First quarter GDP growth figures for the US released yesterday were disappointing, and the Commerce Department pointed to falling military spending as an important contributing factor. This is interesting from a broader perspective. My research on the economic consequences of military buildups indicates that the timing of large changes in military spending bears little relationship to prevailing economic conditions. Military spending rises in response to unexpected foreign military challenges and falls when the threat has diminished. As a consequence, large changes in military spending typically have been pro-cyclical.
Consider the three postwar military buildups since Korea (Vietnam, Carter-Reagan, and War on Terror). In these buildups, defense spending increased by between 25% and 50%, with most of the increase paid for by borrowing, and the deficit-financed buildup persisted for three to four years. The persistent deficits imparted a substantial demand shock, transforming ongoing economic expansions into economic booms.
Similar dynamics might characterize post-conflict demobilizations. Cuts in military spending should weaken macroeconomic activity and there is little reason to expect wars to end just as the economy requires restraining with a counter-cyclical fiscal policy. Military build downs might thus cripple an already limping economy.
We seem to be experiencing just such a pro-cyclical build down currently. Reports yesterday on first quarter growth indicate that reduced military spending--a fall of only 11.5% on an annualized basis--as the US disengages from Afghanistan and Iraq is undermining economic recovery. As the Washington Post reports
That shift in foreign policy is still trickling through the real economy. Compensation for military and civilian employees working in defense have fallen every quarter since 2012. Major contractors such as Lockheed Martin have laid off or bought out hundreds of employees, including top executives, and consolidated facilities in recent years.Indeed, defense spending cuts (even prior to the impact of sequestration, which kicked in only on March 1) appear to have shaved .6 percent off GDP growth. This appears to be the second consecutive quarter in which large defense cuts have weakened the recovery. The current post-conflict military build down is thus poorly timed from a macroeconomic perspective.
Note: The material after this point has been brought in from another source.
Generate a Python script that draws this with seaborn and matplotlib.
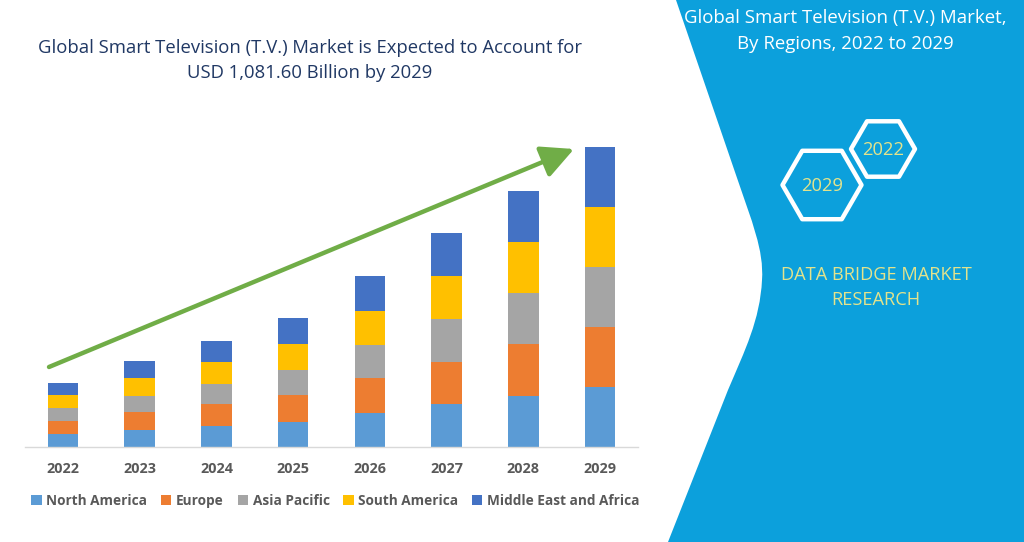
import numpy as np
import pandas as pd
import matplotlib
matplotlib.use("Agg")
import matplotlib.pyplot as plt
from matplotlib.path import Path
from matplotlib.patches import PathPatch, RegularPolygon
import seaborn as sns

# ---------------- data ----------------
years = ["2022", "2023", "2024", "2025", "2026", "2027", "2028", "2029"]
regions = ["North America", "Europe", "Asia Pacific", "South America", "Middle East and Africa"]
north_america = [46, 60, 77, 92, 123, 154, 184, 216]
europe = [47, 65, 79, 94, 126, 154, 187, 217]
asia_pacific = [46, 59, 71, 91, 119, 155, 185, 217]
south_america = [47, 64, 79, 94, 124, 154, 185, 216]
middle_east_africa = [45, 61, 78, 94, 125, 157, 184, 216]
series = [north_america, europe, asia_pacific, south_america, middle_east_africa]
colors = ["#5B9BD5", "#ED7D31", "#A5A5A5", "#FFC000", "#4472C4"]

title_lines = ["Global Smart Television (T.V.) Market is Expected to Account for",
               "USD 1,081.60 Billion by 2029"]
side_title = ["Global Smart Television (T.V.) Market,", "By Regions, 2022 to 2029"]
brand = ["DATA BRIDGE MARKET", "RESEARCH"]
hex_labels = ["2022", "2029"]

# ---------------- setup ----------------
sns.set_theme(style="white")
plt.rcParams["font.family"] = ["Open Sans", "DejaVu Sans"]

W, H = 1024, 542
fig = plt.figure(figsize=(W / 100, H / 100), dpi=100)
fig.patch.set_facecolor("white")

# background overlay in pixel coordinates (y downwards)
bg = fig.add_axes([0, 0, 1, 1], zorder=0)
bg.set_xlim(0, W)
bg.set_ylim(H, 0)
bg.axis("off")

blue = "#0CA0DC"
verts = [(676, 0), (736, 175), (752, 222), (764, 250), (762, 280),
         (760, 320), (745, 350), (728, 390), (668, 542), (W, 542), (W, 0), (676, 0)]
codes = [Path.MOVETO, Path.LINETO, Path.CURVE4, Path.CURVE4, Path.CURVE4,
         Path.CURVE4, Path.CURVE4, Path.CURVE4, Path.LINETO, Path.LINETO, Path.LINETO, Path.CLOSEPOLY]
bg.add_patch(PathPatch(Path(verts, codes), facecolor=blue, edgecolor="none"))

# hexagons
for (cx, cy, r) in [(883, 149, 32), (822, 185, 39.5)]:
    bg.add_patch(RegularPolygon((cx, cy), numVertices=6, radius=r, orientation=np.pi / 6,
                                facecolor="none", edgecolor="white", lw=3.2, joinstyle="round"))

renderer = fig.canvas.get_renderer()


def fit(t, width_px):
    w = t.get_window_extent(renderer).width
    t.set_fontsize(t.get_fontsize() * width_px / w)
    return t.get_fontsize()


txt_col = "#E3E38C"
t1 = bg.text(883, 150, hex_labels[0], ha="center", va="center", color=txt_col, fontsize=12)
fit(t1, 42)
t2 = bg.text(822, 186, hex_labels[1], ha="center", va="center", color=txt_col, fontsize=12)
fit(t2, 42)

b1 = bg.text(876, 275, brand[0], ha="center", va="center", color=txt_col, fontsize=12)
fs = fit(b1, 191)
bg.text(876, 300, brand[1], ha="center", va="center", color=txt_col, fontsize=fs)

s1 = bg.text(845, 18, side_title[0], ha="center", va="center", color="white", fontsize=12)
fs = fit(s1, 320)
bg.text(845, 44, side_title[1], ha="center", va="center", color="white", fontsize=fs)

title_col = "#203864"
m1 = bg.text(310, 48, title_lines[0], ha="center", va="center", color=title_col, fontsize=14)
fs = fit(m1, 546)
bg.text(310, 73, title_lines[1], ha="center", va="center", color=title_col, fontsize=fs)

# ---------------- chart ----------------
left_px, right_px, base_px, top_px = 24.6, 638.4, 447, 140
ax = fig.add_axes([left_px / W, (H - base_px) / H, (right_px - left_px) / W,
                   (base_px - top_px) / H], zorder=2)
ax.patch.set_alpha(0)

bottom = np.zeros(len(years))
for reg, vals, col in zip(regions, series, colors):
    df = pd.DataFrame({"Year": years, "Value": vals})
    sns.barplot(data=df, x="Year", y="Value", order=years, color=col, saturation=1,
                width=0.4, bottom=bottom, errorbar=None, linewidth=0, label=reg, ax=ax)
    bottom = bottom + np.array(vals, dtype=float)

ax.set_xlim(-0.5, len(years) - 0.5)
ax.set_ylim(0, (base_px - top_px) * 1081.6 / 299.7)
ax.set_xlabel("")
ax.set_ylabel("")
ax.set_yticks([])
for sp in ["top", "right", "left"]:
    ax.spines[sp].set_visible(False)
ax.spines["bottom"].set_color("#D9D9D9")
ax.spines["bottom"].set_linewidth(1)
ax.tick_params(axis="x", length=0, pad=11, labelsize=10.4, labelcolor="#595959")
for lab in ax.get_xticklabels():
    lab.set_fontweight("bold")

# trend arrow
ax.annotate("", xy=(574, H - 149), xytext=(49, H - 367),
            xycoords="figure pixels", textcoords="figure pixels", annotation_clip=False,
            arrowprops=dict(arrowstyle="-|>,head_length=0.9,head_width=0.45", color="#70AD47",
                            lw=3.2, mutation_scale=22, shrinkA=0, shrinkB=0))

handles, labels = ax.get_legend_handles_labels()
if ax.get_legend() is not None:
    ax.get_legend().remove()
leg = fig.legend(handles, labels, loc="center", bbox_to_anchor=(335.5 / W, (H - 501) / H),
                 ncol=5, frameon=False, handlelength=0.75, handleheight=0.75,
                 handletextpad=0.35, columnspacing=1.0, borderpad=0,
                 prop={"weight": "bold", "size": 9.85}, labelcolor="#595959")

fig.savefig("out.png", dpi=100)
There is a broader point. In the US, the logic of national security overrides the logic of rational macroeconomic management. Variation in US military spending has been driven by the perceived need to respond urgently to foreign challenges regardless of prevailing economic conditions. Because military spending constitutes so large a share of national income, the resulting variation in military spending has substantial macroeconomic consequences. We recognize these consequences at the extremes (e.g., WWII and the end of the Great Depression) and we recognize them when military spending falls. We don't seem to recognize this "military Keynesianism" as a more general phenomenon. We ought to, for national security has been the primary driver of US fiscal policy--and thus a major policy driver of US macroeconomic performance--since 1965. I am puzzled why this is not more broadly recognized.